TCS Daily

Vision Impaired

By Alan Oxley - August 22, 2005 12:00 AM

China now has global economic muscle. It is sustaining growth in the global economy and its cheap goods are holding inflation at bay. So when China suggests rearranging current agreements or formalizing new ones, people go along, even if it may not be in every partys economic self-interest.

China is pursuing the creation of an East Asian economic community, a free trade area, covering China, Japan, South Korea and the ASEAN countries. This idea, along with a formal summit schedule to make it so, was agreed to when the Leaders of ASEAN met at their Summit in Vientiane, Laos last November.


Why not create a single market in East Asia? These economies are big traders, accounting for just over a quarter of world trade. They also trade a lot with each other. But there is more to creating a free trade area than simply signing an agreement and saying it is so.


First, the goal of free trade areas is to create economic growth, not just expand trade. It is possible to increase trade and weaken an economy at the same time. While Japan expanded trade over the last twenty years, the core of its economy stalled, resulting in a recession that lasted for a decade.

Second, a free trade area is only successful if all goods are traded freely and investors are free to put their money where they will get the best return. These are the conditions essential for creating efficiency and growth and which do not yet exist in many East Asian countries. When governments decide who should trade and invest, thats a sure prescription for limiting growth.

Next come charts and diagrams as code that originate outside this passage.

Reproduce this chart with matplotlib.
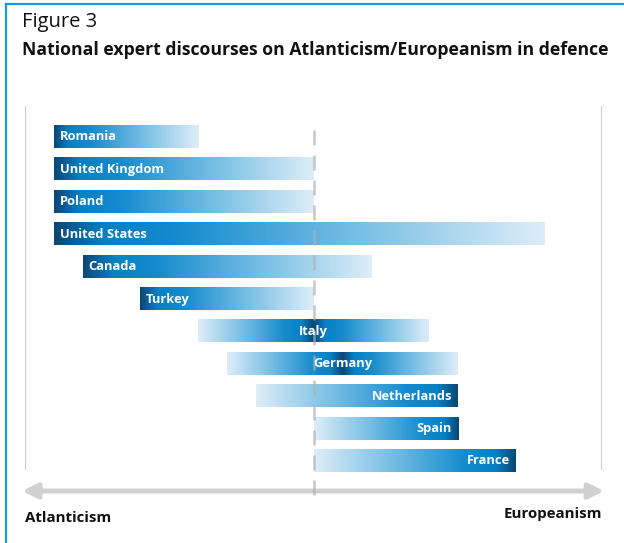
import numpy as np
import matplotlib
matplotlib.use("Agg")
import matplotlib.pyplot as plt
from matplotlib.colors import LinearSegmentedColormap
from matplotlib.lines import Line2D

plt.rcParams['font.family'] = ['Open Sans', 'DejaVu Sans']

# data: discourse range per country on the Atlanticism (-) / Europeanism (+) scale
countries = ['Romania', 'United Kingdom', 'Poland', 'United States', 'Canada', 'Turkey',
             'Italy', 'Germany', 'Netherlands', 'Spain', 'France']
starts = [-9, -9, -9, -9, -8, -6, -4, -3, -2, 0, 0]
ends = [-4, 0, 0, 8, 2, 0, 4, 5, 5, 5, 7]
# where the dark end of the gradient sits
anchors = ['left', 'left', 'left', 'left', 'left', 'left',
           'centre', 'centre', 'right', 'right', 'right']

W, H = 624, 543
fig = plt.figure(figsize=(W / 100, H / 100), dpi=100)

# axes in pixel terms: x -10..10 -> 25..602 px, row i centre -> 137 + 32.4*i px
row_px, row0 = 32.4, 137
top_px, bot_px = 100, 530
ax = fig.add_axes([25 / W, (H - bot_px) / H, 577 / W, (bot_px - top_px) / H])
ax.set_xlim(-10, 10)
ax.set_ylim((bot_px - row0) / row_px, (top_px - row0) / row_px)
ax.axis('off')

cmap = LinearSegmentedColormap.from_list('blues', [
    (0.0, '#0b4775'), (0.10, '#0680c4'), (0.25, '#148bce'),
    (0.6, '#72bce3'), (1.0, '#deedf8')])

bar_h = 0.68
grey = '#d0d0d0'

# outer grey guides
for gx in (-10, 10):
    ax.plot([gx, gx], [-0.96, 10.28], color=grey, lw=1.6, solid_capstyle='butt')

for i, (name, s, e, a) in enumerate(zip(countries, starts, ends, anchors)):
    t = np.linspace(0, 1, 256)
    if a == 'left':
        vals = t
    elif a == 'right':
        vals = 1 - t
    else:
        vals = np.abs(t - 0.5) * 2
    ax.imshow(vals[np.newaxis, :], cmap=cmap, vmin=0, vmax=1, aspect='auto',
              extent=(s, e, i + bar_h / 2, i - bar_h / 2), interpolation='bilinear', zorder=2)
    if a == 'left':
        ax.text(s + 0.2, i, name, ha='left', va='center', color='white',
                fontsize=9.3, fontweight='bold', zorder=4)
    elif a == 'right':
        ax.text(e - 0.2, i, name, ha='right', va='center', color='white',
                fontsize=9.3, fontweight='bold', zorder=4)
    else:
        ax.text((s + e) / 2, i, name, ha='center', va='center', color='white',
                fontsize=9.3, fontweight='bold', zorder=4)

# dashed centre line
ax.plot([0, 0], [-0.22, 11.2], color='#b0b0b0', lw=1.8, alpha=0.7,
        dashes=(6, 4), zorder=3)

# double-headed axis arrow
ya = (491 - row0) / row_px
ax.annotate('', xy=(-10.1, ya), xytext=(10.07, ya), annotation_clip=False,
            arrowprops=dict(arrowstyle='<|-|>,head_length=0.9,head_width=0.45',
                            color=grey, lw=3.5, shrinkA=0, shrinkB=0), zorder=1)

ax.text(-10, (518 - row0) / row_px, 'Atlanticism', ha='left', va='center',
        fontsize=10.8, fontweight='bold', color='#111111')
ax.text(10, (514 - row0) / row_px, 'Europeanism', ha='right', va='center',
        fontsize=10.8, fontweight='bold', color='#111111')

# titles
fig.text(22 / W, 1 - 22 / H, 'Figure 3', ha='left', va='center', fontsize=14.5, color='#111111')
fig.text(22 / W, 1 - 50 / H, 'National expert discourses on Atlanticism/Europeanism in defence',
         ha='left', va='center', fontsize=12.7, fontweight='bold', color='#111111')

# blue frame (top and left)
blue = '#1b9ad7'
fig.add_artist(Line2D([6 / W, 1], [1 - 4 / H, 1 - 4 / H], color=blue, lw=1.6))
fig.add_artist(Line2D([6 / W, 6 / W], [0, 1 - 4 / H], color=blue, lw=1.6))

fig.savefig('out.png', dpi=100)
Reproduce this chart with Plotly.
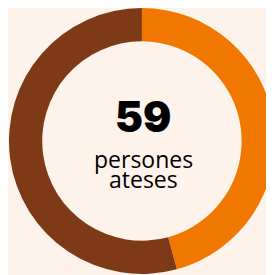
import plotly.graph_objects as go

labels = ["Grup A", "Grup B"]
values = [27, 32]
colors = ["#F07800", "#7E3A17"]
total_label = "59"
sub_lines = ["persones", "ateses"]

W, H = 274, 275
OFF = 8  # page body margin compensation
fig = go.Figure(go.Pie(
    labels=labels, values=values, hole=0.75, sort=False, direction="clockwise",
    rotation=0, marker=dict(colors=colors, line=dict(width=0)),
    textinfo="none", hoverinfo="label+value",
    domain=dict(x=[0.0036, 0.974], y=[0.0327, 1.0]),
))
cx = 143 - OFF
fig.add_annotation(x=cx/W, y=1-(116-OFF)/H, xref="paper", yref="paper", text=total_label,
                   showarrow=False, font=dict(family="Inter", size=42, color="#000000", weight=900),
                   xanchor="center", yanchor="middle")
for txt, yy in zip(sub_lines, [159, 179]):
    fig.add_annotation(x=cx/W, y=1-(yy-OFF)/H, xref="paper", yref="paper", text=txt,
                       showarrow=False, font=dict(family="Open Sans", size=23, color="#000000"),
                       xanchor="center", yanchor="middle")
fig.update_layout(width=W, height=H, margin=dict(l=0, r=0, t=0, b=0),
                  paper_bgcolor="#FDF3EA", plot_bgcolor="#FDF3EA", showlegend=False)
fig.write_html("out.html")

Governments are often a major obstacle in creating true free trade areas. When governments negotiate free trade areas, more often than not, they set them up to serve political rather than economic ends. This is quite understandable. A free trade area or agreement is a highly effective, non-military way of building closer relations.


The problem is that politically-motivated free trade areas carry economic risk. The process of economic integration in Europe demonstrates this perfectly. Western Europe has created a single, open market based on a Customs Union which is similar to a free trade area. In a customs union, members remove trade barriers among them and adopt common tariffs with third parties.


But the real aim of the European Customs Union was to promote political union. The economic community was simply a stepping stone, not the means to an end. The result is that Europe has never fully formed its free trade area. Agriculture and services, the biggest sectors in each European economy, are still heavily regulated and are not being properly integrated into the free market. Consequently, Europe's growth has been consistently lower than the US, Canada, Australia and New Zealand.


So the key question is what sort of Asian economic community does China want: a market which aims to increase efficiency, trade and investment, or does it have the European model -- a stepping stone to a political union -- in mind?


Officials in Beijing might regard a political union built around its leadership a natural result of an economic union, but those in Tokyo, Hanoi, and Jakarta (to name a few) would not.


If the goal is an economic community forged to produce economic efficiency and freedom, which Asian economy will be its champion? Large economies usually set the standards. In East Asia, the biggest economies are Japan and China.


But at this time, China cannot credibly set the standards for a free market community. Its transition to the free market is not yet complete -- property rights are not yet fully secure and the judiciary is not yet independent; not to mention every large business is required to have a cell of the Chinese Communist Party.


While Japan is the leading market economy in East Asia, it still shows signs of a mercantilist legacy. The Government expects and is expected to direct the economy. The Ministry of Finance does not hesitate to enter the stock market to boost share prices when needed.


If other nations of East Asia agree to form an economic community with China and Japan as the standard setters, they are condemning themselves to a sub-par economic future. Again, Europe is a showcase. France, Germany and Britains refined mixed free market and government models still rule the day and are preventing the European Union from achieving higher growth rates.


Is this the vision for the future for East Asia? I sure hope not.